Entries provided
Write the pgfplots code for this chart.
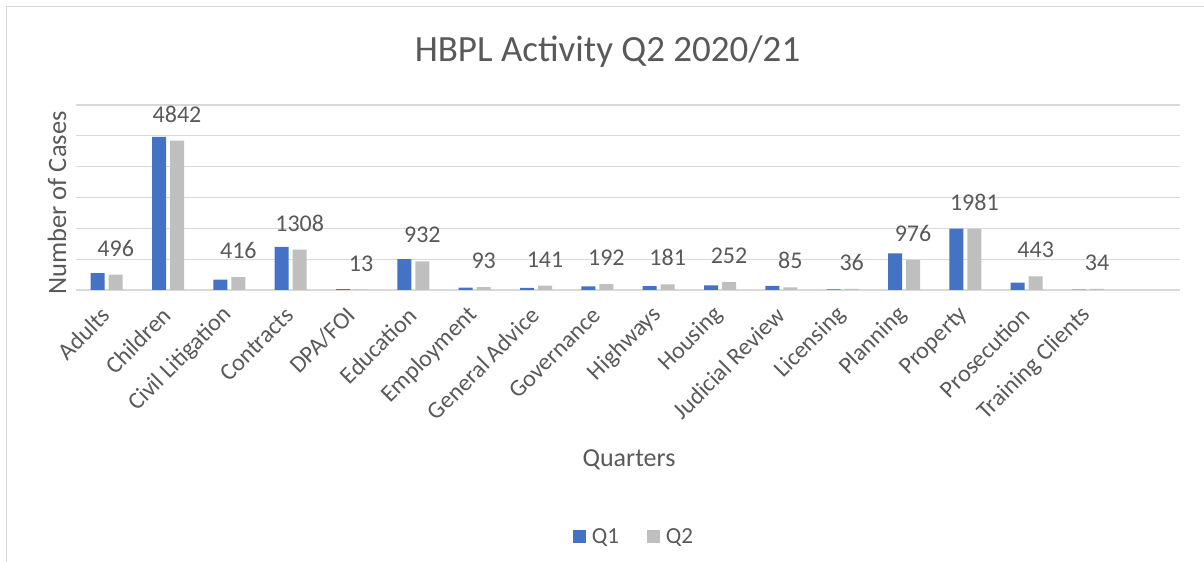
\documentclass[border=0pt]{standalone}
\usepackage{fontspec}
\setmainfont{Carlito}
\usepackage{pgfplots}
\pgfplotsset{compat=1.18}

\definecolor{qone}{HTML}{4472C4}
\definecolor{qtwo}{HTML}{BFBFBF}
\definecolor{txt}{HTML}{595959}
\definecolor{grd}{HTML}{D9D9D9}

\newcommand{\fs}[1]{\fontsize{#1}{1.2\dimexpr#1\relax}\selectfont}

\begin{document}
\begin{tikzpicture}
\path[use as bounding box] (0,0) rectangle (1204bp,562bp);
\draw[grd, line width=1.3bp] (6.5bp,0) -- (6.5bp,555.5bp) -- (1204bp,555.5bp);

\begin{axis}[
  at={(76bp,272bp)}, anchor=south west,
  scale only axis,
  width=1104bp, height=185bp,
  ybar=4bp, bar width=14bp,
  xmin=-0.5, xmax=17.5,
  ymin=0, ymax=6000,
  enlargelimits=false,
  axis line style={draw=none},
  major tick length=0pt,
  ytick={0,1000,...,6000},
  yticklabels={},
  ymajorgrids,
  grid style={grd, line width=1.3bp},
  xtick={0,...,17},
  xticklabels={Adults,Children,Civil Litigation,Contracts,DPA/FOI,Education,Employment,General Advice,Governance,Highways,Housing,Judicial Review,Licensing,Planning,Property,Prosecution,Training Clients,{}},
  xticklabel style={xshift=1.5bp, yshift=-19bp, rotate=45, anchor=east, font=\fs{24bp}, text=txt},
  /pgf/number format/.cd, 1000 sep={}, assume math mode=true, /pgfplots/.cd,
  legend columns=2,
  legend style={at={(0.5054,-1.335)}, anchor=center, draw=none, fill=none,
    font=\fs{23bp}, text=txt,
    /tikz/every odd column/.append style={column sep=4bp},
    /tikz/every even column/.append style={column sep=26bp}},
  legend image code/.code={\fill[#1] (0bp,-6bp) rectangle (13bp,7bp);},
]
\addplot[fill=qone, draw=none] coordinates {
  (0,550) (1,4970) (2,335) (3,1400) (4,30) (5,1000) (6,75) (7,70) (8,120)
  (9,125) (10,150) (11,130) (12,20) (13,1190) (14,1990) (15,240) (16,15)
};
\addlegendentry{Q1}
\addplot[fill=qtwo, draw=none,
  nodes near coords,
  every node near coord/.append style={anchor=base, yshift=18.5bp, font=\fs{24bp}, text=txt}]
  coordinates {
  (0,496) (1,4842) (2,416) (3,1308) (4,13) (5,932) (6,93) (7,141) (8,192)
  (9,181) (10,252) (11,85) (12,36) (13,976) (14,1981) (15,443) (16,34)
};
\addlegendentry{Q2}
\end{axis}

\node[anchor=base, font=\fs{37bp}, text=txt] at (607.5bp,500bp) {HBPL Activity Q2 2020/21};
\node[anchor=base, font=\fs{26bp}, text=txt] at (629bp,95bp) {Quarters};
\node[rotate=90, anchor=base, font=\fs{26.5bp}, text=txt] at (66bp,359bp) {Number of Cases};
\end{tikzpicture}
\end{document}
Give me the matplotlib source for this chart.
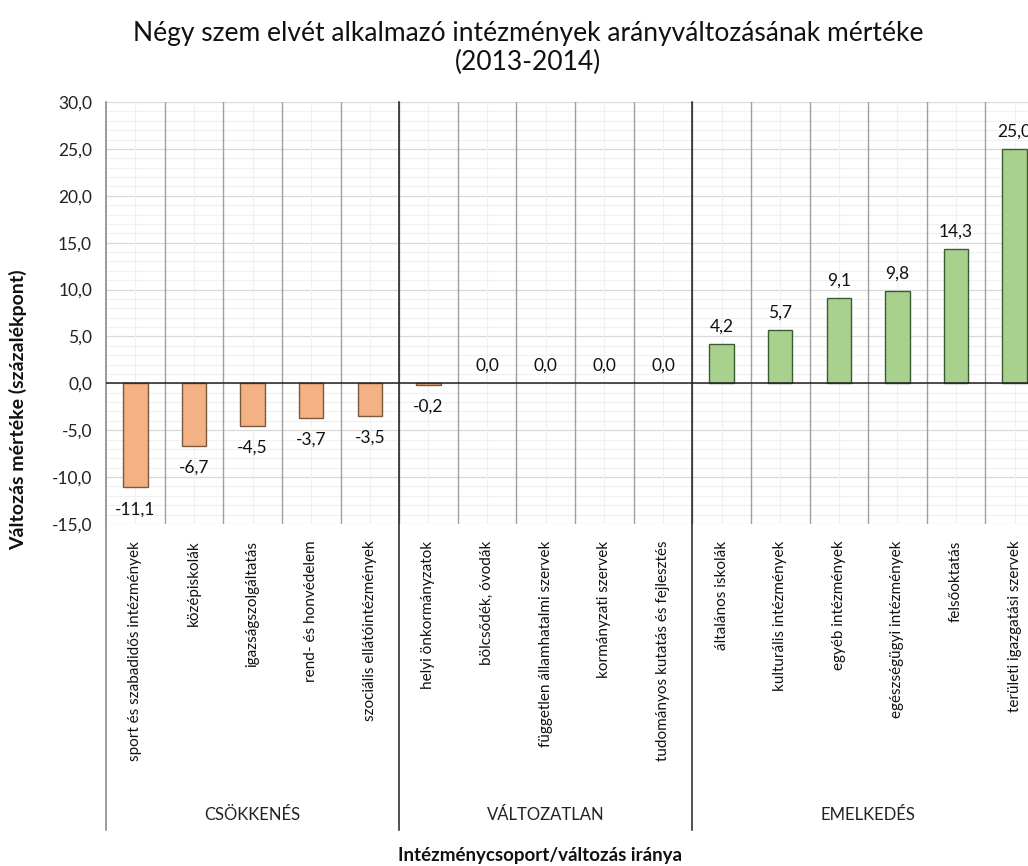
import numpy as np
import matplotlib
matplotlib.use("Agg")
import matplotlib.pyplot as plt
from matplotlib.ticker import MultipleLocator

plt.rcParams['font.family'] = ['Lato', 'DejaVu Sans']

# data
categories = [
    "sport és szabadidős intézmények",
    "középiskolák",
    "igazságszolgáltatás",
    "rend- és honvédelem",
    "szociális ellátóintézmények",
    "helyi önkormányzatok",
    "bölcsődék, óvodák",
    "független államhatalmi szervek",
    "kormányzati szervek",
    "tudományos kutatás és fejlesztés",
    "általános iskolák",
    "kulturális intézmények",
    "egyéb intézmények",
    "egészségügyi intézmények",
    "felsőoktatás",
    "területi igazgatási szervek",
]
values = [-11.1, -6.7, -4.5, -3.7, -3.5, -0.2, 0.0, 0.0, 0.0, 0.0,
          4.2, 5.7, 9.1, 9.8, 14.3, 25.0]
groups = ["CSÖKKENÉS", "VÁLTOZATLAN", "EMELKEDÉS"]
group_sizes = [5, 5, 6]

title = "Négy szem elvét alkalmazó intézmények arányváltozásának mértéke\n(2013-2014)"
ylabel = "Változás mértéke (százalékpont)"
xlabel = "Intézménycsoport/változás iránya"


def fmt(v):
    return f"{v:.1f}".replace(".", ",")


W, H = 1028, 866
fig = plt.figure(figsize=(W / 100, H / 100), dpi=100)

# plot area: x 106..1044 px (runs off the right edge), y 102..524 px
left, right, top, bottom = 106, 1044, 102, 524
ax = fig.add_axes([left / W, 1 - bottom / H, (right - left) / W, (bottom - top) / H])

x = np.arange(len(categories))
colors = ["#F4B183" if v < 0 else "#A9D18E" for v in values]
edges = ["#7a5a3f" if v < 0 else "#3f5a30" for v in values]
lws = [0 if v == 0 else 1.0 for v in values]
ax.bar(x, values, width=0.42, color=colors, edgecolor=edges, linewidth=lws, zorder=3)

ax.set_xlim(-0.5, len(categories) - 0.5)
ax.set_ylim(-15, 30)

# grid: light minor lines every 1, stronger every 5
ax.yaxis.set_major_locator(MultipleLocator(5))
ax.yaxis.set_minor_locator(MultipleLocator(1))
ax.grid(axis="y", which="minor", color="#f0f0f0", linewidth=0.8)
ax.grid(axis="y", which="major", color="#d9d9d9", linewidth=0.9)
ax.set_axisbelow(True)
ax.set_yticks(np.arange(-15, 31, 5))
ax.set_yticklabels([fmt(v) for v in np.arange(-15, 31, 5)], fontsize=12.5, color="#222222")
ax.tick_params(axis="y", which="both", length=0, pad=10)

# vertical lines: minor at centres, gray at category borders, black at group borders
for xi in x:
    ax.axvline(xi, color="#f0f0f0", linewidth=0.8, zorder=0.6)
for b in x[1:]:
    ax.axvline(b - 0.5, color="#a0a0a0", linewidth=1.0, zorder=2)

ext = -(830 - bottom) / (bottom - top)
bounds = np.cumsum([0] + group_sizes) - 0.5
for b in bounds[:-1]:
    col = "#808080" if b < 0 else "#222222"
    ax.axvline(b, ymin=ext, ymax=1, color=col, linewidth=1.1, clip_on=False, zorder=2.5)

ax.axhline(0, color="#222222", linewidth=1.1, zorder=4)

for s in ax.spines.values():
    s.set_visible(False)

# category labels
ax.set_xticks(x)
ax.set_xticklabels(categories, rotation=90, fontsize=11, color="#111111")
ax.tick_params(axis="x", length=0, pad=12)

# group labels
for i, g in enumerate(groups):
    cx = (bounds[i] + bounds[i + 1]) / 2
    ax.text(cx, -(815 - bottom) / (bottom - top), g, transform=ax.get_xaxis_transform(),
            ha="center", va="center", fontsize=12, color="#222222")

# value labels
for xi, v in zip(x, values):
    if v < 0:
        ax.annotate(fmt(v), (xi, v), xytext=(0, -10), textcoords="offset points",
                    ha="center", va="top", fontsize=12.5, color="#111111")
    else:
        ax.annotate(fmt(v), (xi, v), xytext=(0, 7), textcoords="offset points",
                    ha="center", va="bottom", fontsize=12.5, color="#111111")

fig.text(528 / W, 1 - 48 / H, title, ha="center", va="center", fontsize=19,
         linespacing=1.15, color="#111111")
fig.text(18 / W, 1 - 410 / H, ylabel, rotation=90, ha="center", va="center",
         fontsize=14, fontweight="bold", color="#111111")
fig.text(540 / W, 1 - 855 / H, xlabel, ha="center", va="center",
         fontsize=13.5, fontweight="bold", color="#111111")

fig.savefig("out.png", dpi=100)
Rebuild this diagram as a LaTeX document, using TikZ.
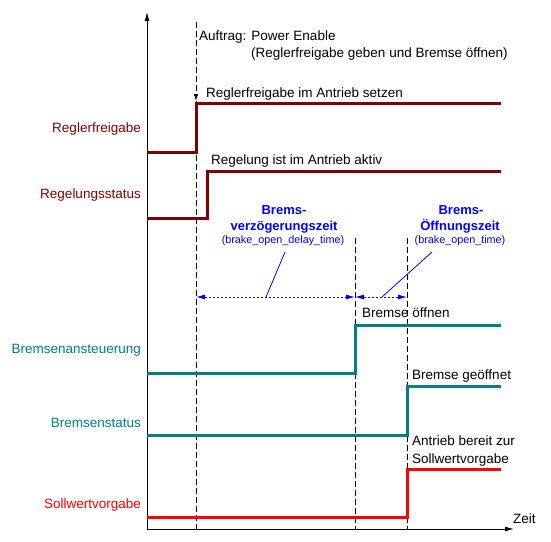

Exercise task
Reproduce exactly, and only, the lines from the one containing "Give me the matplotlib source for this chart." through the one containing "plt.rcParams['font.family'] = ['Lato', 'DejaVu", including both; leave out any pictures.

Task answer
Give me the matplotlib source for this chart.
import numpy as np
import matplotlib
matplotlib.use("Agg")
import matplotlib.pyplot as plt
from matplotlib.ticker import MultipleLocator

plt.rcParams['font.family'] = ['Lato', 'DejaVu Sans']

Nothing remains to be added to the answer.